The autocomplete gets a new labelref attribute

The autocomplete is a quite powerful but also fairly involved component. We've looked at how form authors use the autocomplete in Orbeon Forms, and found that in most cases they use it as an alternative to a combo box or radio buttons, for cases where the number of items to choose from is too large to be displayed in its entirety. The autocomplete then acts as a search interface to locate one specific item amongst many. In some cases, the number of items is so large, that it not only doesn't make sense to display all the items to users: it also wouldn't be reasonable to load them all in Orbeon Forms, on the server-side. In those cases, as users type in the field, you want the form to make a request to a service to load the items relevant to what users typed so far. To make that use case easier, last year we introduced the resource mode.
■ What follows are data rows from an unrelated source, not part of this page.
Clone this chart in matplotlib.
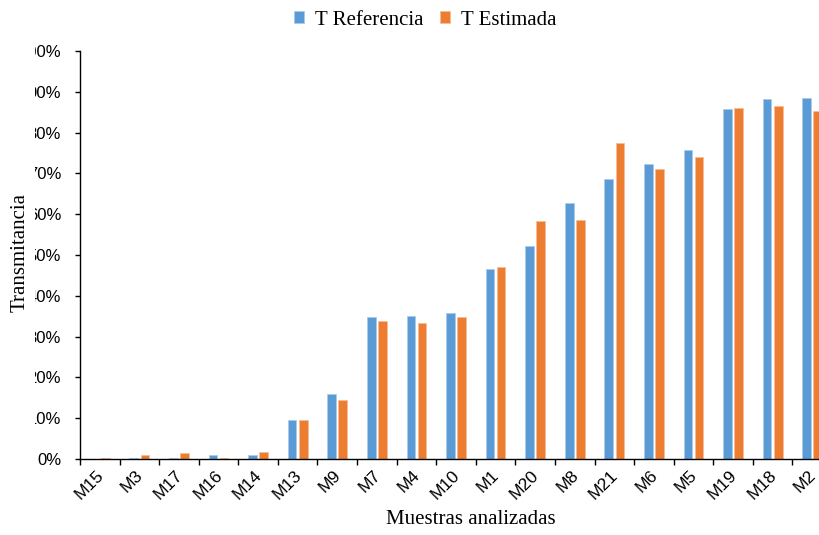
import numpy as np
import matplotlib.pyplot as plt
from matplotlib.ticker import FuncFormatter, FixedLocator
from matplotlib.transforms import Bbox, TransformedBbox

muestras = ['M15', 'M3', 'M17', 'M16', 'M14', 'M13', 'M9', 'M7', 'M4', 'M10',
            'M1', 'M20', 'M8', 'M21', 'M6', 'M5', 'M19', 'M18', 'M2']
t_ref = [0.0, 0.3, 0.3, 1.0, 1.05, 9.6, 15.9, 34.8, 35.0, 35.8,
         46.6, 52.2, 62.7, 68.6, 72.3, 75.7, 85.8, 88.3, 88.5]
t_est = [0.2, 1.05, 1.4, 0.3, 1.8, 9.5, 14.5, 33.8, 33.3, 34.8,
         47.1, 58.3, 58.6, 77.5, 71.0, 73.9, 86.0, 86.5, 85.3]

blue = '#5B9BD5'
orange = '#ED7D31'

fig = plt.figure(figsize=(8.2, 5.35), dpi=100)
ax = fig.add_axes([80/820, 76/535, 752/820, 408/535])

x = np.arange(len(muestras))
w = 0.22
ax.bar(x - 0.14, t_ref, w, color=blue, edgecolor='#A9CBEA', linewidth=0.6, label='T Referencia')
ax.bar(x + 0.14, t_est, w, color=orange, edgecolor='#F6BE98', linewidth=0.6, label='T Estimada')

ax.set_xlim(-0.5, len(muestras) - 0.5)
ax.set_ylim(0, 100)
ax.yaxis.set_major_locator(FixedLocator(np.arange(0, 101, 10)))
ax.yaxis.set_major_formatter(FuncFormatter(lambda v, p: f'{v:.0f}%'))

# category boundaries get the tick marks, centres get the labels
ax.xaxis.set_major_locator(FixedLocator(np.arange(-0.5, len(muestras), 1.0)))
ax.xaxis.set_major_formatter(FuncFormatter(lambda v, p: ''))
ax.xaxis.set_minor_locator(FixedLocator(x - 0.1))
ax.set_xticklabels(muestras, minor=True, rotation=45, ha='right', va='top',
                   rotation_mode='anchor', fontsize=12.5, family='Liberation Sans')
ax.tick_params(axis='x', which='minor', length=0, pad=6)
ax.tick_params(axis='x', which='major', length=4.3, width=1)
ax.tick_params(axis='y', length=3.6, width=1, labelsize=12, pad=10)

# the source image is cropped on the left, cutting into the y tick labels
clip = TransformedBbox(Bbox([[35/820, 0], [80/820, 1]]), fig.transFigure)
for t in ax.yaxis.get_major_ticks():
    t.label1.set_family('Liberation Sans')
    t.label1.set_clip_box(clip)
    t.label1.set_clip_on(True)

for s in ['top', 'right']:
    ax.spines[s].set_visible(False)
for s in ['left', 'bottom']:
    ax.spines[s].set_linewidth(1)

ax.set_ylabel('Transmitancia', family='Liberation Serif', fontsize=15)
ax.yaxis.set_label_coords(-50 / 752, 0.507)
ax.set_xlabel('Muestras analizadas', family='Liberation Serif', fontsize=15)
ax.xaxis.set_label_coords((471 - 80) / 752, -51 / 408)

fig.legend(loc='center', bbox_to_anchor=(425/820, 1 - 20/535), ncol=2, frameon=False,
           prop={'family': 'Liberation Serif', 'size': 15}, handlelength=0.5,
           handleheight=0.5, handletextpad=0.5, columnspacing=0.8)

fig.savefig('out.png', dpi=100)
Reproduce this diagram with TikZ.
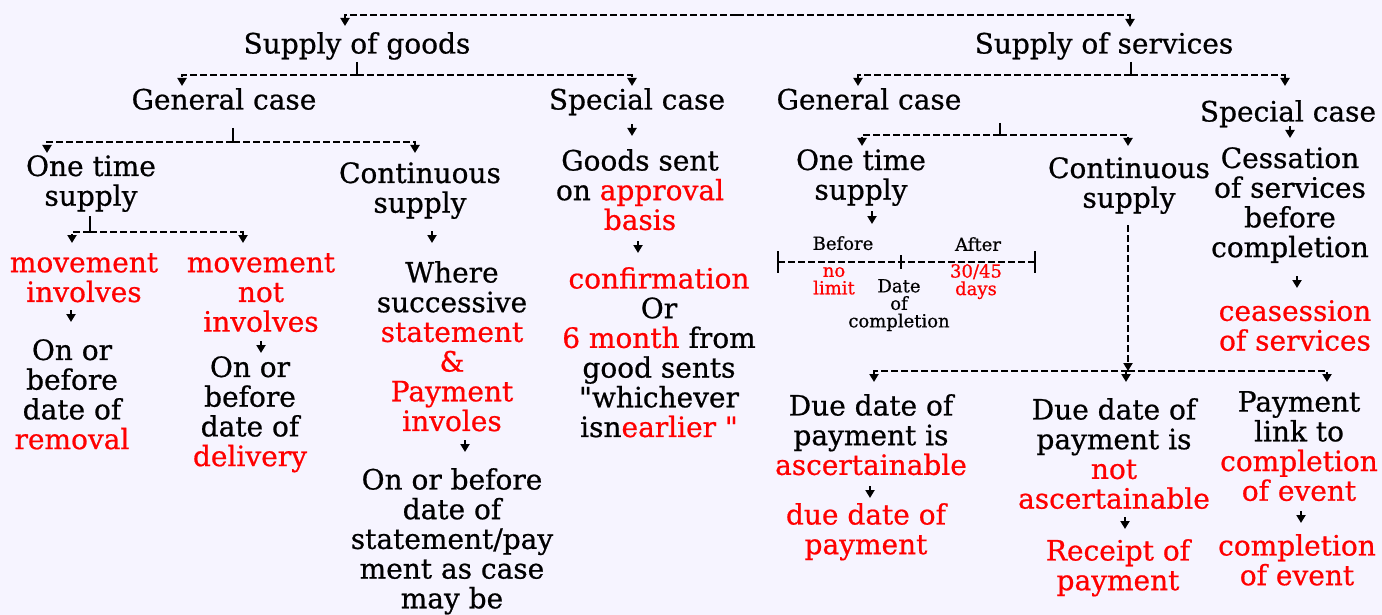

But the resource mode had one flaw. To see exactly what it is, let's first backtrack a bit. Items have two components: the label, which is shown in the UI, say "California", and the value, which is stored as part of the form data when users make a selection, say "CA". This is consistent with how things are done in XForms for all XForms selection controls. The trouble is that when users load a form where a value has already been selected, say "CA", we didn't know what to show in the autocomplete. Of course, you say, show "California"! But how can the autocomplete know that the label for "CA" is "California"? In resource mode, form authors give the autocomplete a service allowing the component to find items based on labels; but here we want to do the opposite: find a label based on the value. We could have asked form authors to provide another service, returning the label for a value. But this would have put more burden on form authors and could have caused performance problems on forms with several autocompletes, causing many service calls. So instead, we added a new labelref attribute, simply pointing to a node in the instance that will be used to store the label, so the component can store both the value and label of the selected item.

And for those of you using Form Builder, all of this is entirely transparent. You can forget what you just read about labelref, as Form Builder will take care of adding that attribute as well as a corresponding node in the instance.